En el transcurso de ese debate, vimos manifestarse y enfrentarse a tres generaciones obreras. La primera es la de los obreros agremiados, politizados, en su mayoría jubilados hoy en día. Ellos lucharon, conquistaron beneficios sociales y se enorgullecen de ese combate que era la continuación del de las generaciones precedentes. La segunda es la de las obreras de Levi’s, despedidas con más de veinte años de antigüedad, desposeídas pero que conservan su orgullo de haber trabajado duro, de haber luchado, de haber sabido transmitir sus valores, resguardando pese a todo el beneficio de la socialización dentro de un universo obrero fuertemente estructurado política y mentalmente. Finalmente, la tercera generación está encarnada por esos futuros “operadores”, oriundos casi todos de los suburbios pauperizados de los años 90 y provenientes de la inmigración. Rechazan toda herencia del mundo obrero y sueñan con triunfar individualmente como pequeños patrones. Son las víctimas directas de la dinámica de segregación social y espacial que desde hace quince años produce enormes fracturas dentro del universo de las clases populares.
Los años 80 no sólo fueron el viraje hacia el rigor, el aprendizaje del poder por parte de la izquierda, la modernización conservadora, el inexorable aumento del desempleo. También consagraron la descalificación del modo de resistencia de las clases populares y la rehabilitación de la empresa, la glorificación de las success stories, el culto del dinero y del individualismo, que enseguida se difundieron en los “suburbios”.

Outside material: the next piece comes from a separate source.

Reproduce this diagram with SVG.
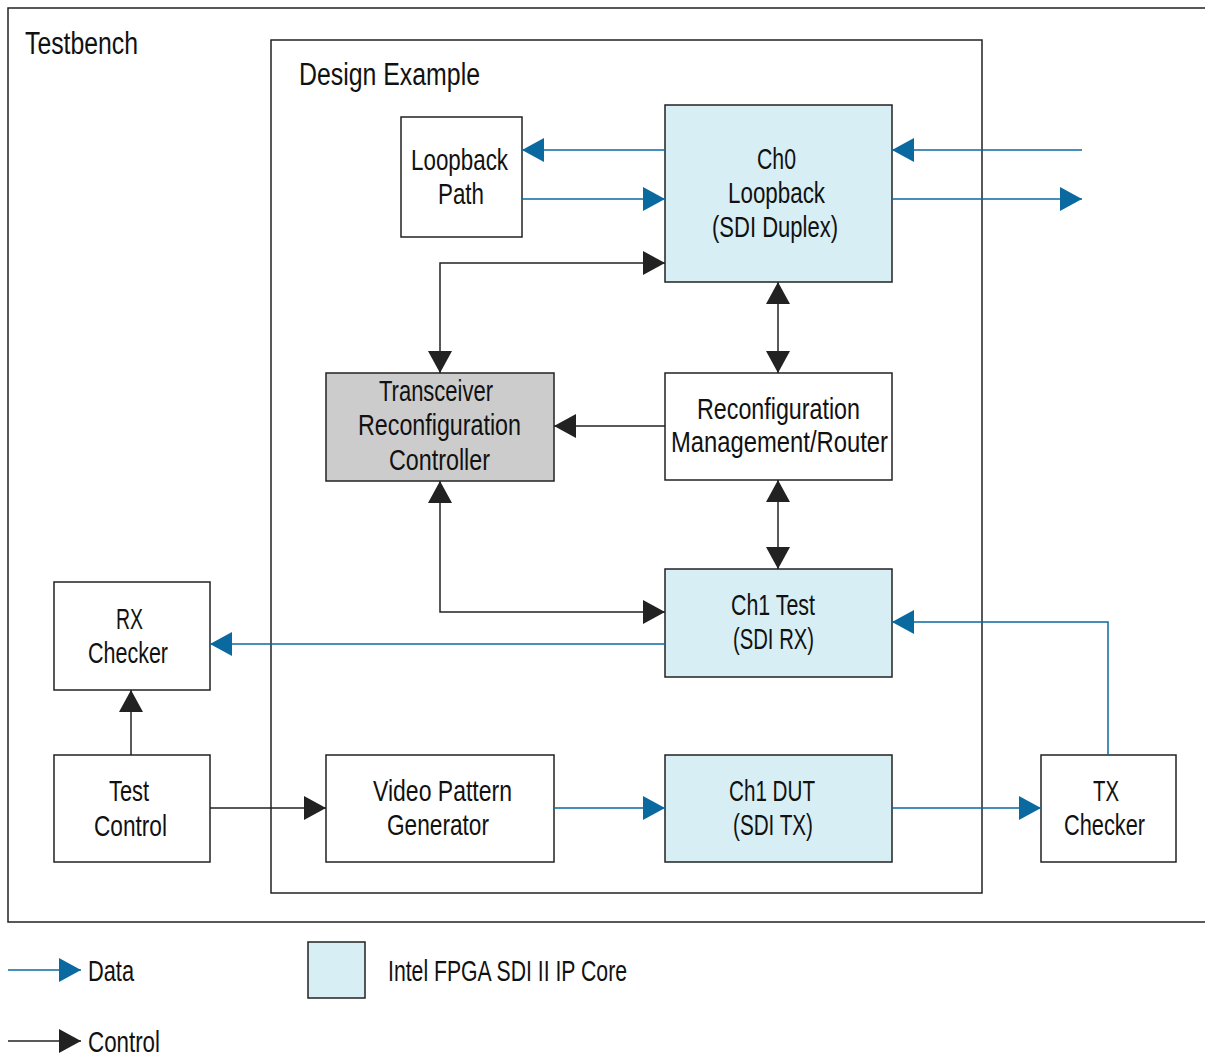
<svg xmlns="http://www.w3.org/2000/svg" width="1205" height="1057" viewBox="0 0 1205 1057">
<style>
  .frame{fill:#fff;stroke:#222;stroke-width:1.5}
  .box{fill:#fff;stroke:#222;stroke-width:1.5}
  .ip{fill:#d7eef5;stroke:#222;stroke-width:1.5}
  .gray{fill:#cccccc;stroke:#222;stroke-width:1.5}
  .data{fill:none;stroke:#0a6aa0;stroke-width:1.5}
  .ctrl{fill:none;stroke:#222;stroke-width:1.5}
  text{font-family:"Liberation Sans",Arial,sans-serif;font-size:29px;fill:#111}
  .c{text-anchor:middle}
  .title{font-size:31px}
</style>
<defs>
  <marker id="ad" markerUnits="userSpaceOnUse" markerWidth="24" markerHeight="26" refX="22" refY="12" orient="auto-start-reverse" viewBox="0 0 24 24">
    <path d="M0,0 L22,12 L0,24 Z" fill="#0a6aa0"/>
  </marker>
  <marker id="ac" markerUnits="userSpaceOnUse" markerWidth="24" markerHeight="26" refX="22" refY="12" orient="auto-start-reverse" viewBox="0 0 24 24">
    <path d="M0,0 L22,12 L0,24 Z" fill="#222"/>
  </marker>
</defs>

<g id="testbench">
  <rect class="frame" x="8" y="8" width="1210" height="914"/>
  <text class="title" x="25" y="54" textLength="113" lengthAdjust="spacingAndGlyphs">Testbench</text>
</g>
<g id="design-example">
  <rect class="frame" x="271" y="40" width="711" height="853"/>
  <text class="title" x="299" y="85" textLength="181" lengthAdjust="spacingAndGlyphs">Design Example</text>
</g>

<g id="loopback-path">
  <rect class="box" x="401" y="117" width="121" height="120"/>
  <text class="c" x="459.5" y="170" textLength="97" lengthAdjust="spacingAndGlyphs">Loopback</text>
  <text class="c" x="461" y="204" textLength="46" lengthAdjust="spacingAndGlyphs">Path</text>
</g>
<g id="ch0">
  <rect class="ip" x="665" y="105" width="227" height="177"/>
  <text class="c" x="776.5" y="169" textLength="39" lengthAdjust="spacingAndGlyphs">Ch0</text>
  <text class="c" x="776.5" y="203" textLength="97" lengthAdjust="spacingAndGlyphs">Loopback</text>
  <text class="c" x="775" y="237" textLength="126" lengthAdjust="spacingAndGlyphs">(SDI Duplex)</text>
</g>
<g id="transceiver">
  <rect class="gray" x="326" y="373" width="228" height="108"/>
  <text class="c" x="436" y="401" textLength="114" lengthAdjust="spacingAndGlyphs">Transceiver</text>
  <text class="c" x="439.5" y="435" textLength="163" lengthAdjust="spacingAndGlyphs">Reconfiguration</text>
  <text class="c" x="439.5" y="470" textLength="101" lengthAdjust="spacingAndGlyphs">Controller</text>
</g>
<g id="reconfig-mgmt">
  <rect class="box" x="665" y="373" width="227" height="107"/>
  <text class="c" x="778.5" y="419" textLength="163" lengthAdjust="spacingAndGlyphs">Reconfiguration</text>
  <text class="c" x="779.5" y="452" textLength="217" lengthAdjust="spacingAndGlyphs">Management/Router</text>
</g>
<g id="ch1-test">
  <rect class="ip" x="665" y="569" width="227" height="108"/>
  <text class="c" x="773" y="615" textLength="84" lengthAdjust="spacingAndGlyphs">Ch1 Test</text>
  <text class="c" x="773.5" y="649" textLength="81" lengthAdjust="spacingAndGlyphs">(SDI RX)</text>
</g>
<g id="rx-checker">
  <rect class="box" x="54" y="582" width="156" height="108"/>
  <text class="c" x="129.5" y="629" textLength="27" lengthAdjust="spacingAndGlyphs">RX</text>
  <text class="c" x="128" y="663" textLength="80" lengthAdjust="spacingAndGlyphs">Checker</text>
</g>
<g id="test-control">
  <rect class="box" x="54" y="755" width="156" height="107"/>
  <text class="c" x="129" y="801" textLength="40" lengthAdjust="spacingAndGlyphs">Test</text>
  <text class="c" x="130.5" y="836" textLength="73" lengthAdjust="spacingAndGlyphs">Control</text>
</g>
<g id="video-pattern">
  <rect class="box" x="326" y="755" width="228" height="107"/>
  <text class="c" x="442.5" y="801" textLength="139" lengthAdjust="spacingAndGlyphs">Video Pattern</text>
  <text class="c" x="438" y="835" textLength="102" lengthAdjust="spacingAndGlyphs">Generator</text>
</g>
<g id="ch1-dut">
  <rect class="ip" x="665" y="755" width="227" height="107"/>
  <text class="c" x="772" y="801" textLength="86" lengthAdjust="spacingAndGlyphs">Ch1 DUT</text>
  <text class="c" x="773" y="835" textLength="80" lengthAdjust="spacingAndGlyphs">(SDI TX)</text>
</g>
<g id="tx-checker">
  <rect class="box" x="1041" y="755" width="135" height="107"/>
  <text class="c" x="1106" y="801" textLength="26" lengthAdjust="spacingAndGlyphs">TX</text>
  <text class="c" x="1104.5" y="835" textLength="81" lengthAdjust="spacingAndGlyphs">Checker</text>
</g>

<g id="connectors">
  <line class="data" x1="665" y1="150" x2="522" y2="150" marker-end="url(#ad)"/>
  <line class="data" x1="522" y1="199" x2="665" y2="199" marker-end="url(#ad)"/>
  <line class="data" x1="1082" y1="150" x2="892" y2="150" marker-end="url(#ad)"/>
  <line class="data" x1="892" y1="199" x2="1082" y2="199" marker-end="url(#ad)"/>
  <line class="data" x1="665" y1="644" x2="210" y2="644" marker-end="url(#ad)"/>
  <polyline class="data" points="1108,755 1108,622 892,622" marker-end="url(#ad)"/>
  <line class="data" x1="554" y1="808" x2="665" y2="808" marker-end="url(#ad)"/>
  <line class="data" x1="892" y1="808" x2="1041" y2="808" marker-end="url(#ad)"/>

  <polyline class="ctrl" points="440,373 440,263 665,263" marker-start="url(#ac)" marker-end="url(#ac)"/>
  <line class="ctrl" x1="778" y1="282" x2="778" y2="373" marker-start="url(#ac)" marker-end="url(#ac)"/>
  <line class="ctrl" x1="665" y1="426" x2="554" y2="426" marker-end="url(#ac)"/>
  <line class="ctrl" x1="778" y1="480" x2="778" y2="569" marker-start="url(#ac)" marker-end="url(#ac)"/>
  <polyline class="ctrl" points="440,481 440,612 665,612" marker-start="url(#ac)" marker-end="url(#ac)"/>
  <line class="ctrl" x1="131" y1="755" x2="131" y2="690" marker-end="url(#ac)"/>
  <line class="ctrl" x1="210" y1="808" x2="326" y2="808" marker-end="url(#ac)"/>
</g>

<g id="legend">
  <line class="data" x1="8" y1="970" x2="81" y2="970" marker-end="url(#ad)"/>
  <text x="88" y="981" textLength="46" lengthAdjust="spacingAndGlyphs">Data</text>
  <line class="ctrl" x1="8" y1="1041" x2="81" y2="1041" marker-end="url(#ac)"/>
  <text x="88" y="1052" textLength="72" lengthAdjust="spacingAndGlyphs">Control</text>
  <rect class="ip" x="308" y="942" width="57" height="56"/>
  <text x="388" y="981" textLength="239" lengthAdjust="spacingAndGlyphs">Intel FPGA SDI II IP Core</text>
</g>
</svg>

Veinte años de crisis: los jóvenes, en particular los de origen inmigrante, son los que más soportaron su peso, y están pagándolo. Materialmente a través del desempleo y la precariedad, pero también en sus cabezas a través del refugio en la religión, la crispación identitaria, la reafirmación del machismo, el odio a los “blancos”, etc., contribuyendo a su vez al derrumbe de lo que había como capital colectivo en las clases populares.